The inspiration behind Tavern on 51 and Rarities is derived directly from the north section of the Villard Mansion that the venues are housed within. Old New York influenced the two spaces – one a public bar, one an exclusive lounge. The two spaces share a common aesthetic made up of colors and fabric routed in historical charm. They are decoratively connected by a landmarked staircase, as well as an illuminated metal and glass vitrine display case that extends through the center of the staircase. The vitrine was designed specifically to house the curated scotches offered at Rarities.

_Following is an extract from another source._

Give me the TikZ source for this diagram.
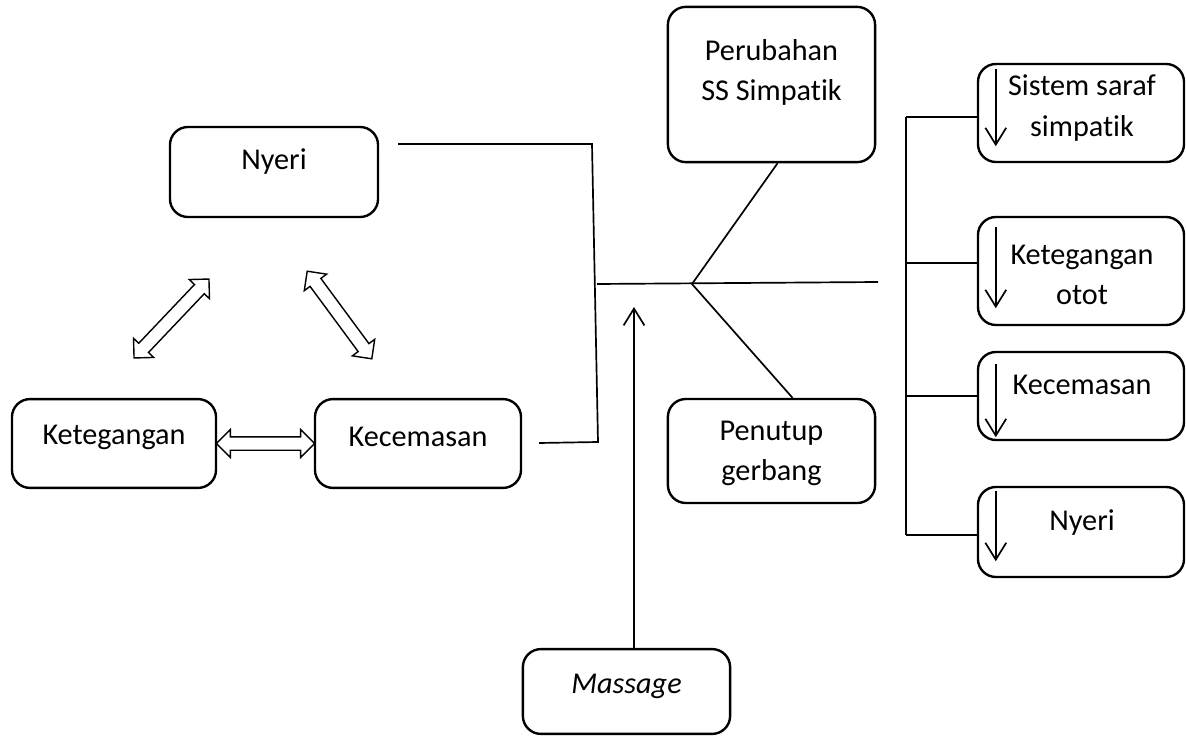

Tavern on 51 is open to the public with entrances both within The New York Palace as well as from 51st street. The bar is ornamented with polished metal, glass, and mirror to display the glassware and liquor, playing against woodsy landscape. The venue has original stained glass windows, as well as a light sculpture that encompasses the entire rear wall that is balanced with gold plaster and hidden light sources.
Rarities is a destination available to The Towers guests and is located on the second level of the Villard Mansion’s north section. All of the historical elements have been kept, with antique and artifact embellishments from the 1880s. The mix of furniture and soft goods were curated, and the whiskey and deep aubergine color palette enhance the original millwork.
Two more culinary options will grace The New York Palace’s lobby. Both dining venues are helmed by chef Michel Richard. One is a restaurant called Villard Michel Richard, the name paying homage to Henry Villard, the 19th-century financier whose namesake mansion is still a part of the hotel, and the other is a French market with café seating called Pomme Palais, whose moniker is a play on the “Big Apple.” The restaurant has two dining rooms. Jeffrey Beers International designed both spaces.
The New York Palace’s renovations are scheduled for completion in fall 2013.